Büyük, derin ve soğuk bir deniz gibi zulmet (Serb. Müst. Naz.151) Su ile ateş arasındaki bu birlik tarih boyu kesintisiz şekilde olagelmiştir ve kalıcıdır. Dolayısıyla, Ahmed Hâşim‟in şiirlerinde karşılaşılan şiirsel imajlardaki ateş ve su birlikteliği Bachelard‟ın önerdiği şekilde psikanalitik okumalara açıktır. Örneğin, Hâşim‟in şiirleri arasında, aşağıda da değinileceği gibi, güneş ışıklarının durgun suya yansımalarını tasvir eden çok sayıda şiir bulmak mümkündür. Bu şiirlerde, Bachelard‟ın tezleri izlenirse bu manzara karşıt iki tözün evliliği şeklinde okunmalıdır. Böyle bir manzarada başat olan dişil su değil eril güneştir. Çünkü bu görüntü, bakan için ilk anda alevler içinde kalmış bir deniz, başka bir söyleyişle yanan bir deniz çağrıştıracaktır.

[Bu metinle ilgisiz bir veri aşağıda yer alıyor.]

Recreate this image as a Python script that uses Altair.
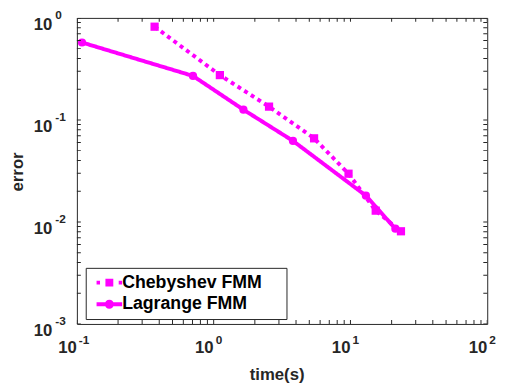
import altair as alt
import pandas as pd

# ---------------- data ----------------
series_names = ["Chebyshev FMM", "Lagrange FMM"]
cheb_time = [0.37, 1.11, 2.54, 5.42, 9.68, 15.3, 23.4]
cheb_error = [0.82, 0.275, 0.135, 0.066, 0.0297, 0.0129, 0.0081]
lag_time = [0.109, 0.706, 1.65, 3.8, 12.97, 21.3]
lag_error = [0.574, 0.27, 0.126, 0.0623, 0.0181, 0.00858]

x_tick_values = [0.1, 1, 10, 100]
x_tick_exponents = ["-1", "0", "1", "2"]
y_tick_values = [0.001, 0.01, 0.1, 1]
y_tick_exponents = ["-3", "-2", "-1", "0"]
tick_base = "10"
minor_multiples = [1, 2, 3, 4, 5, 6, 7, 8, 9]

# ---------------- styling ----------------
MAG = "#ff00ff"
DARK = "#262626"
FONT = "Liberation Sans"
W, H = 417, 311

df = pd.concat([
    pd.DataFrame({"series": series_names[0], "time": cheb_time, "error": cheb_error}),
    pd.DataFrame({"series": series_names[1], "time": lag_time, "error": lag_error}),
])

x_minor = [d * m for d in x_tick_values[:-1] for m in minor_multiples] + [x_tick_values[-1]]
y_minor = [d * m for d in y_tick_values[:-1] for m in minor_multiples] + [y_tick_values[-1]]

xscale = alt.Scale(type="log", domain=[x_tick_values[0], x_tick_values[-1]], nice=False)
yscale = alt.Scale(type="log", domain=[y_tick_values[0], y_tick_values[-1]], nice=False)

xaxis = alt.Axis(
    labels=False, ticks=False, tickSize=0, grid=False, domain=False,
    title="time(s)", titleFont=FONT, titleFontSize=17, titleFontWeight="bold",
    titleColor=DARK, titleX=203, titleY=56, titleBaseline="alphabetic", titleAlign="center",
)
yaxis = alt.Axis(
    labels=False, ticks=False, tickSize=0, grid=False, domain=False,
    title="error", titleFont=FONT, titleFontSize=17, titleFontWeight="bold",
    titleColor=DARK, titleX=-55, titleY=156, titleBaseline="alphabetic", titleAlign="center",
    titleAngle=270,
)

# legend symbols: line + marker drawn as custom paths (units scaled by sqrt(size)/2 = 4px)
lag_path = ("M-1,-0.5H5.5V0.5H-1Z "
            "M1.1,0A1.15,1.15 0 1,1 3.4,0A1.15,1.15 0 1,1 1.1,0Z")
cheb_path = ("M-1,-0.5H-0.125V0.5H-1Z "
             "M1.25,-1H3.25V1H1.25Z "
             "M4.625,-0.5H5.5V0.5H4.625Z")

legend = alt.Legend(
    title=None, orient="none", legendX=9, legendY=254,
    strokeColor=DARK, fillColor="white", padding=6, cornerRadius=0,
    labelFont=FONT, labelFontSize=18, labelFontWeight="bold", labelColor="black",
    symbolSize=64, labelOffset=13, rowPadding=4, symbolOpacity=1,
    symbolFillColor=MAG, symbolStrokeWidth=0, labelLimit=400,
    labelExpr="datum.label + '\u00a0\u2800'",
)

lines = alt.Chart(df).mark_line(strokeWidth=4, strokeCap="butt", color=MAG).encode(
    x=alt.X("time:Q", scale=xscale, axis=xaxis),
    y=alt.Y("error:Q", scale=yscale, axis=yaxis),
    detail="series:N",
    strokeDash=alt.StrokeDash("series:N", scale=alt.Scale(domain=series_names, range=[[4, 4], [1, 0]]), legend=None),
)

points = alt.Chart(df).mark_point(filled=True, size=70, opacity=1, color=MAG).encode(
    x=alt.X("time:Q", scale=xscale, axis=xaxis),
    y=alt.Y("error:Q", scale=yscale, axis=yaxis),
    shape=alt.Shape("series:N", scale=alt.Scale(domain=series_names, range=["square", "circle"]), legend=None),
)

legend_layer = alt.Chart(df).transform_filter("false").mark_point(
    filled=True, opacity=1, color=MAG, size=64
).encode(
    shape=alt.Shape("series:N", scale=alt.Scale(domain=series_names, range=[cheb_path, lag_path]), legend=legend),
)

tx = pd.DataFrame({"v": x_minor})
ty = pd.DataFrame({"v": y_minor})
tick_style = dict(clip=True, size=8, thickness=1, color=DARK, opacity=1)

tick_bottom = alt.Chart(tx).mark_tick(**tick_style).encode(
    x=alt.X("v:Q", scale=xscale, axis=xaxis), y=alt.value(H))
tick_top = alt.Chart(tx).mark_tick(**tick_style).encode(
    x=alt.X("v:Q", scale=xscale, axis=xaxis), y=alt.value(0))
tick_left = alt.Chart(ty).mark_tick(**tick_style).encode(
    y=alt.Y("v:Q", scale=yscale, axis=yaxis), x=alt.value(0))
tick_right = alt.Chart(ty).mark_tick(**tick_style).encode(
    y=alt.Y("v:Q", scale=yscale, axis=yaxis), x=alt.value(W))

# tick labels "10" with superscript exponents
xl = pd.DataFrame({"v": x_tick_values, "e": x_tick_exponents, "b": tick_base})
yl = pd.DataFrame({"v": y_tick_values, "e": y_tick_exponents, "b": tick_base})
lab = dict(font=FONT, fontWeight="bold", color=DARK, baseline="alphabetic")

x_base = alt.Chart(xl).mark_text(align="right", dx=0, dy=30, fontSize=17, **lab).encode(
    x=alt.X("v:Q", scale=xscale, axis=xaxis), y=alt.value(H), text="b:N")
x_exp = alt.Chart(xl).mark_text(align="left", dx=2, dy=20, fontSize=12, **lab).encode(
    x=alt.X("v:Q", scale=xscale, axis=xaxis), y=alt.value(H), text="e:N")
y_base = alt.Chart(yl).mark_text(align="right", dx=-25, dy=12, fontSize=17, **lab).encode(
    y=alt.Y("v:Q", scale=yscale, axis=yaxis), x=alt.value(0), text="b:N")
y_exp = alt.Chart(yl).mark_text(align="left", dx=-22, dy=1, fontSize=12, **lab).encode(
    y=alt.Y("v:Q", scale=yscale, axis=yaxis), x=alt.value(0), text="e:N")

chart = alt.layer(
    lines, points, legend_layer, tick_bottom, tick_top, tick_left, tick_right,
    x_base, x_exp, y_base, y_exp
).resolve_scale(shape="independent").properties(
    width=W, height=H,
    padding={"left": 70, "top": 7, "right": 15, "bottom": 61},
    autosize=alt.AutoSizeParams(type="none"),
    background="white",
).configure_view(stroke=DARK, strokeWidth=1)

chart.save("out.html", embed_options={"renderer": "svg", "actions": False})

Ateş ve su tözlerinin birlikte yer aldığı bu manzaranın sanatta kullanılması, Bachelard‟ın görüşlerine göre ateşin insanı hayal kurmaya davet eden özelliğinden kaynaklanıyor olmalıdır. Buna göre, suya yansıyan güneş ışıklarının meydana

86

getirdiği alevler karşısında hayallere dalan sanatçı, tıpkı mum ışığında hayal kuran adam gibidir.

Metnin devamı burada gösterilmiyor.